== Problem details ==
Can you copy out the data exactly? Leave the images out.

== Dataset excerpt ==

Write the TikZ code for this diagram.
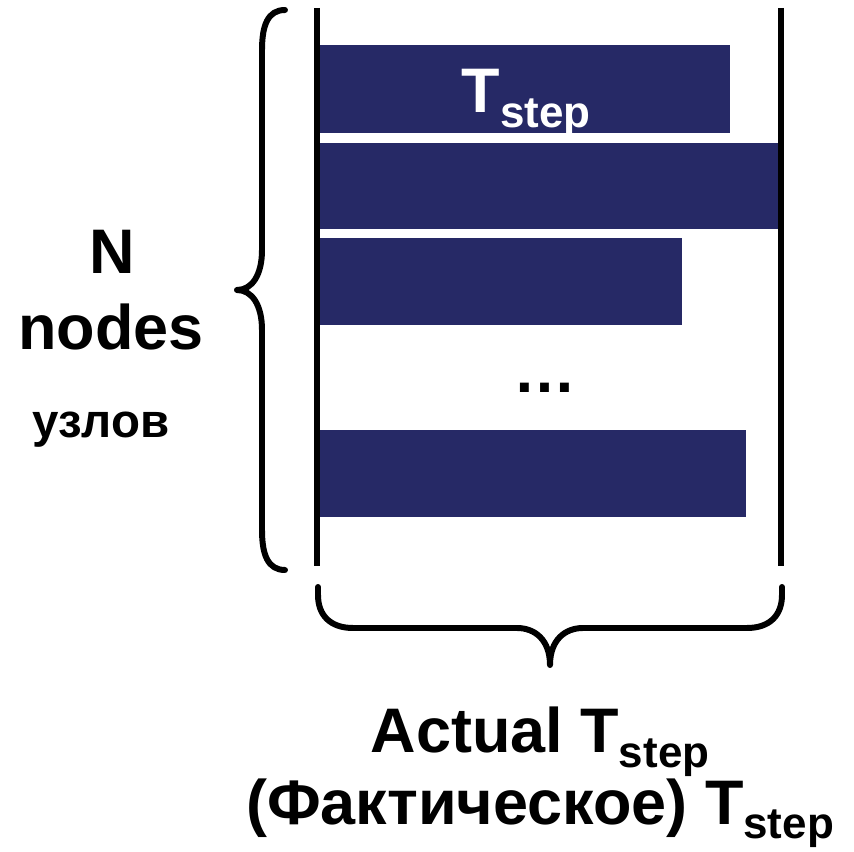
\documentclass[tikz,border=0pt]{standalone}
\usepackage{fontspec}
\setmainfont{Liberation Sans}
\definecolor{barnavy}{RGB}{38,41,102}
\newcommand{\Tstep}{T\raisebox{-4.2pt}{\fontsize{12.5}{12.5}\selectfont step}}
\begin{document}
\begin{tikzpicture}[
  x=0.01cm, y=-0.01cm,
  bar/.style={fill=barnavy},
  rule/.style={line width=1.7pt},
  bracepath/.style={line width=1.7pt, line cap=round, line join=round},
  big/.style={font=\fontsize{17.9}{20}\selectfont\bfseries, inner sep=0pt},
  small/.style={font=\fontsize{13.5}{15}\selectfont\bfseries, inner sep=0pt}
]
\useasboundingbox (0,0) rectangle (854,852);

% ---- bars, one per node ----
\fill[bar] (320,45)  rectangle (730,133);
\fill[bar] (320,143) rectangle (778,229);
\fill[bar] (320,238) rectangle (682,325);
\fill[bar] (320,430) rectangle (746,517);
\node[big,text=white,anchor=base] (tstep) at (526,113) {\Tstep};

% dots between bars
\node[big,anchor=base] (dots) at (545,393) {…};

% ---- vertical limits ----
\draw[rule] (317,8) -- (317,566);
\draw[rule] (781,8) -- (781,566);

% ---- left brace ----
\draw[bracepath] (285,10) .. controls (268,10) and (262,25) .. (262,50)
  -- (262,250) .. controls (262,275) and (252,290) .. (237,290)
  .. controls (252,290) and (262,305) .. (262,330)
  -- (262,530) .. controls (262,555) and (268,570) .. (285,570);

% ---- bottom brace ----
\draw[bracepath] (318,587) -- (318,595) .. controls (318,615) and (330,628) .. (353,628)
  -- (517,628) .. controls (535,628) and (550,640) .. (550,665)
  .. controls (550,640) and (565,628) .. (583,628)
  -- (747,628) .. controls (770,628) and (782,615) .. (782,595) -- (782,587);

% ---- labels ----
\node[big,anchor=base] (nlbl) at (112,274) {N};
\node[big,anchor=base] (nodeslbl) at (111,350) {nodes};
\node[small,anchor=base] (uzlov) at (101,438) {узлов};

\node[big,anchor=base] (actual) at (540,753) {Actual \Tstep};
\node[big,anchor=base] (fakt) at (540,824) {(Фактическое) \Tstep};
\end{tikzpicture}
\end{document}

== Task solution ==
Write the TikZ code for this diagram.
\documentclass[tikz,border=0pt]{standalone}
\usepackage{fontspec}
\setmainfont{Liberation Sans}
\definecolor{barnavy}{RGB}{38,41,102}
\newcommand{\Tstep}{T\raisebox{-4.2pt}{\fontsize{12.5}{12.5}\selectfont step}}
\begin{document}
\begin{tikzpicture}[
  x=0.01cm, y=-0.01cm,
  bar/.style={fill=barnavy},
  rule/.style={line width=1.7pt},
  bracepath/.style={line width=1.7pt, line cap=round, line join=round},
  big/.style={font=\fontsize{17.9}{20}\selectfont\bfseries, inner sep=0pt},
  small/.style={font=\fontsize{13.5}{15}\selectfont\bfseries, inner sep=0pt}
]
\useasboundingbox (0,0) rectangle (854,852);

% ---- bars, one per node ----
\fill[bar] (320,45)  rectangle (730,133);
\fill[bar] (320,143) rectangle (778,229);
\fill[bar] (320,238) rectangle (682,325);
\fill[bar] (320,430) rectangle (746,517);
\node[big,text=white,anchor=base] (tstep) at (526,113) {\Tstep};

% dots between bars
\node[big,anchor=base] (dots) at (545,393) {…};

% ---- vertical limits ----
\draw[rule] (317,8) -- (317,566);
\draw[rule] (781,8) -- (781,566);

% ---- left brace ----
\draw[bracepath] (285,10) .. controls (268,10) and (262,25) .. (262,50)
  -- (262,250) .. controls (262,275) and (252,290) .. (237,290)
  .. controls (252,290) and (262,305) .. (262,330)
  -- (262,530) .. controls (262,555) and (268,570) .. (285,570);

% ---- bottom brace ----
\draw[bracepath] (318,587) -- (318,595) .. controls (318,615) and (330,628) .. (353,628)
  -- (517,628) .. controls (535,628) and (550,640) .. (550,665)
  .. controls (550,640) and (565,628) .. (583,628)
  -- (747,628) .. controls (770,628) and (782,615) .. (782,595) -- (782,587);

% ---- labels ----
\node[big,anchor=base] (nlbl) at (112,274) {N};
\node[big,anchor=base] (nodeslbl) at (111,350) {nodes};
\node[small,anchor=base] (uzlov) at (101,438) {узлов};

\node[big,anchor=base] (actual) at (540,753) {Actual \Tstep};
\node[big,anchor=base] (fakt) at (540,824) {(Фактическое) \Tstep};
\end{tikzpicture}
\end{document}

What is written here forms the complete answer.